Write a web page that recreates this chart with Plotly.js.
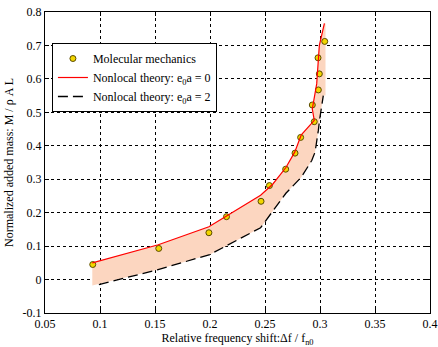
<!DOCTYPE html>
<html>
<head>
<meta charset="utf-8">
<script src="https://cdn.plot.ly/plotly-3.0.1.min.js"></script>
<style>html,body{margin:0;padding:0;background:#fff;}#chart{width:438px;height:347px;}</style>
</head>
<body>
<div id="chart"></div>
<script>
// Molecular mechanics points
const mmX = [0.0934, 0.1534, 0.199, 0.215, 0.2464, 0.254, 0.2688, 0.2773, 0.2824, 0.2948, 0.293, 0.2985, 0.2994, 0.2982, 0.3043];
const mmY = [0.045, 0.093, 0.140, 0.188, 0.234, 0.281, 0.330, 0.378, 0.425, 0.472, 0.522, 0.567, 0.615, 0.663, 0.712];
// Nonlocal theory e0a = 0
const redX = [0.093, 0.153, 0.199, 0.246, 0.257, 0.269, 0.277, 0.283, 0.2948, 0.293, 0.297, 0.299, 0.2994, 0.304];
const redY = [0.050, 0.104, 0.158, 0.252, 0.285, 0.335, 0.381, 0.433, 0.476, 0.510, 0.585, 0.665, 0.700, 0.766];
// Nonlocal theory e0a = 2
const dashX = [0.099, 0.152, 0.200, 0.246, 0.269, 0.283, 0.2925, 0.2955, 0.2985, 0.2995, 0.303];
const dashY = [-0.015, 0.029, 0.075, 0.155, 0.258, 0.306, 0.356, 0.381, 0.446, 0.475, 0.550];
// fill band edge
const bandRightX = [0.305, 0.305];
const bandRightY = [0.766, 0.550];
const bandLeftX = [0.093];
const bandLeftY = [-0.018];

const xTicks = [0.05, 0.1, 0.15, 0.2, 0.25, 0.3, 0.35, 0.4];
const xTickText = ["0.05", "0.1", "0.15", "0.2", "0.25", "0.3", "0.35", "0.4"];
const yTicks = [-0.1, 0, 0.1, 0.2, 0.3, 0.4, 0.5, 0.6, 0.7, 0.8];
const yTickText = ["-0.1", "0", "0.1", "0.2", "0.3", "0.4", "0.5", "0.6", "0.7", "0.8"];

const bandX = redX.concat(bandRightX, dashX.slice().reverse(), bandLeftX);
const bandY = redY.concat(bandRightY, dashY.slice().reverse(), bandLeftY);

const FAM = "'Liberation Serif', 'Times New Roman', serif";
const font = {family: FAM, size: 12, color: "#000"};

const traces = [
  {x: bandX, y: bandY, type: "scatter", mode: "lines", fill: "toself",
   fillcolor: "rgb(252,214,192)", line: {width: 0, color: "rgba(0,0,0,0)"}, showlegend: false, hoverinfo: "skip"},
  {x: mmX, y: mmY, type: "scatter", mode: "markers", name: "Molecular mechanics",
   marker: {color: "#f2d600", size: 6, line: {color: "#5a4a00", width: 1}}},
  {x: redX, y: redY, type: "scatter", mode: "lines", name: "Nonlocal theory: e<sub>0</sub>a = 0",
   line: {color: "#ff0000", width: 1.2}},
  {x: dashX, y: dashY, type: "scatter", mode: "lines", name: "Nonlocal theory: e<sub>0</sub>a = 2",
   line: {color: "#000", width: 1.3, dash: "10px,5px"}}
];

const axisCommon = {
  showline: true, mirror: "ticks", linecolor: "#000", linewidth: 1,
  ticks: "inside", ticklen: 4, tickcolor: "#000",
  showgrid: true, gridcolor: "#000", griddash: "dot", gridwidth: 1,
  zeroline: false, tickfont: font
};

const layout = {
  width: 438, height: 347,
  margin: {l: 45, r: 8, t: 12, b: 34},
  paper_bgcolor: "#fff", plot_bgcolor: "#fff",
  font: font,
  xaxis: Object.assign({}, axisCommon, {
    range: [0.05, 0.4], tickmode: "array", tickvals: xTicks, ticktext: xTickText,
    title: {text: "Relative frequency shift:Δf / f<sub>n0</sub>", font: {family: FAM, size: 12}, standoff: 3}
  }),
  yaxis: Object.assign({}, axisCommon, {
    range: [-0.1, 0.8], tickmode: "array", tickvals: yTicks, ticktext: yTickText,
    title: {text: "Normalized added mass: M / ρ A L", font: {family: FAM, size: 12}, standoff: 6}
  }),
  legend: {
    x: 0.018, y: 0.897, xanchor: "left", yanchor: "top",
    bgcolor: "#fff", bordercolor: "#000", borderwidth: 1,
    font: {family: FAM, size: 12}, tracegroupgap: 0, itemwidth: 30
  },
  showlegend: true
};

Plotly.newPlot("chart", traces, layout, {displayModeBar: false, staticPlot: true});
</script>
</body>
</html>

* * *

* [WHAT IS EXPECTED] Exclude the images, then output the data above word for word.

* [RESPONSE]
Write a web page that recreates this chart with Plotly.js.
<!DOCTYPE html>
<html>
<head>
<meta charset="utf-8">
<script src="https://cdn.plot.ly/plotly-3.0.1.min.js"></script>
<style>html,body{margin:0;padding:0;background:#fff;}#chart{width:438px;height:347px;}</style>
</head>
<body>
<div id="chart"></div>
<script>
// Molecular mechanics points
const mmX = [0.0934, 0.1534, 0.199, 0.215, 0.2464, 0.254, 0.2688, 0.2773, 0.2824, 0.2948, 0.293, 0.2985, 0.2994, 0.2982, 0.3043];
const mmY = [0.045, 0.093, 0.140, 0.188, 0.234, 0.281, 0.330, 0.378, 0.425, 0.472, 0.522, 0.567, 0.615, 0.663, 0.712];
// Nonlocal theory e0a = 0
const redX = [0.093, 0.153, 0.199, 0.246, 0.257, 0.269, 0.277, 0.283, 0.2948, 0.293, 0.297, 0.299, 0.2994, 0.304];
const redY = [0.050, 0.104, 0.158, 0.252, 0.285, 0.335, 0.381, 0.433, 0.476, 0.510, 0.585, 0.665, 0.700, 0.766];
// Nonlocal theory e0a = 2
const dashX = [0.099, 0.152, 0.200, 0.246, 0.269, 0.283, 0.2925, 0.2955, 0.2985, 0.2995, 0.303];
const dashY = [-0.015, 0.029, 0.075, 0.155, 0.258, 0.306, 0.356, 0.381, 0.446, 0.475, 0.550];
// fill band edge
const bandRightX = [0.305, 0.305];
const bandRightY = [0.766, 0.550];
const bandLeftX = [0.093];
const bandLeftY = [-0.018];

const xTicks = [0.05, 0.1, 0.15, 0.2, 0.25, 0.3, 0.35, 0.4];
const xTickText = ["0.05", "0.1", "0.15", "0.2", "0.25", "0.3", "0.35", "0.4"];
const yTicks = [-0.1, 0, 0.1, 0.2, 0.3, 0.4, 0.5, 0.6, 0.7, 0.8];
const yTickText = ["-0.1", "0", "0.1", "0.2", "0.3", "0.4", "0.5", "0.6", "0.7", "0.8"];

const bandX = redX.concat(bandRightX, dashX.slice().reverse(), bandLeftX);
const bandY = redY.concat(bandRightY, dashY.slice().reverse(), bandLeftY);

const FAM = "'Liberation Serif', 'Times New Roman', serif";
const font = {family: FAM, size: 12, color: "#000"};

const traces = [
  {x: bandX, y: bandY, type: "scatter", mode: "lines", fill: "toself",
   fillcolor: "rgb(252,214,192)", line: {width: 0, color: "rgba(0,0,0,0)"}, showlegend: false, hoverinfo: "skip"},
  {x: mmX, y: mmY, type: "scatter", mode: "markers", name: "Molecular mechanics",
   marker: {color: "#f2d600", size: 6, line: {color: "#5a4a00", width: 1}}},
  {x: redX, y: redY, type: "scatter", mode: "lines", name: "Nonlocal theory: e<sub>0</sub>a = 0",
   line: {color: "#ff0000", width: 1.2}},
  {x: dashX, y: dashY, type: "scatter", mode: "lines", name: "Nonlocal theory: e<sub>0</sub>a = 2",
   line: {color: "#000", width: 1.3, dash: "10px,5px"}}
];

const axisCommon = {
  showline: true, mirror: "ticks", linecolor: "#000", linewidth: 1,
  ticks: "inside", ticklen: 4, tickcolor: "#000",
  showgrid: true, gridcolor: "#000", griddash: "dot", gridwidth: 1,
  zeroline: false, tickfont: font
};

const layout = {
  width: 438, height: 347,
  margin: {l: 45, r: 8, t: 12, b: 34},
  paper_bgcolor: "#fff", plot_bgcolor: "#fff",
  font: font,
  xaxis: Object.assign({}, axisCommon, {
    range: [0.05, 0.4], tickmode: "array", tickvals: xTicks, ticktext: xTickText,
    title: {text: "Relative frequency shift:Δf / f<sub>n0</sub>", font: {family: FAM, size: 12}, standoff: 3}
  }),
  yaxis: Object.assign({}, axisCommon, {
    range: [-0.1, 0.8], tickmode: "array", tickvals: yTicks, ticktext: yTickText,
    title: {text: "Normalized added mass: M / ρ A L", font: {family: FAM, size: 12}, standoff: 6}
  }),
  legend: {
    x: 0.018, y: 0.897, xanchor: "left", yanchor: "top",
    bgcolor: "#fff", bordercolor: "#000", borderwidth: 1,
    font: {family: FAM, size: 12}, tracegroupgap: 0, itemwidth: 30
  },
  showlegend: true
};

Plotly.newPlot("chart", traces, layout, {displayModeBar: false, staticPlot: true});
</script>
</body>
</html>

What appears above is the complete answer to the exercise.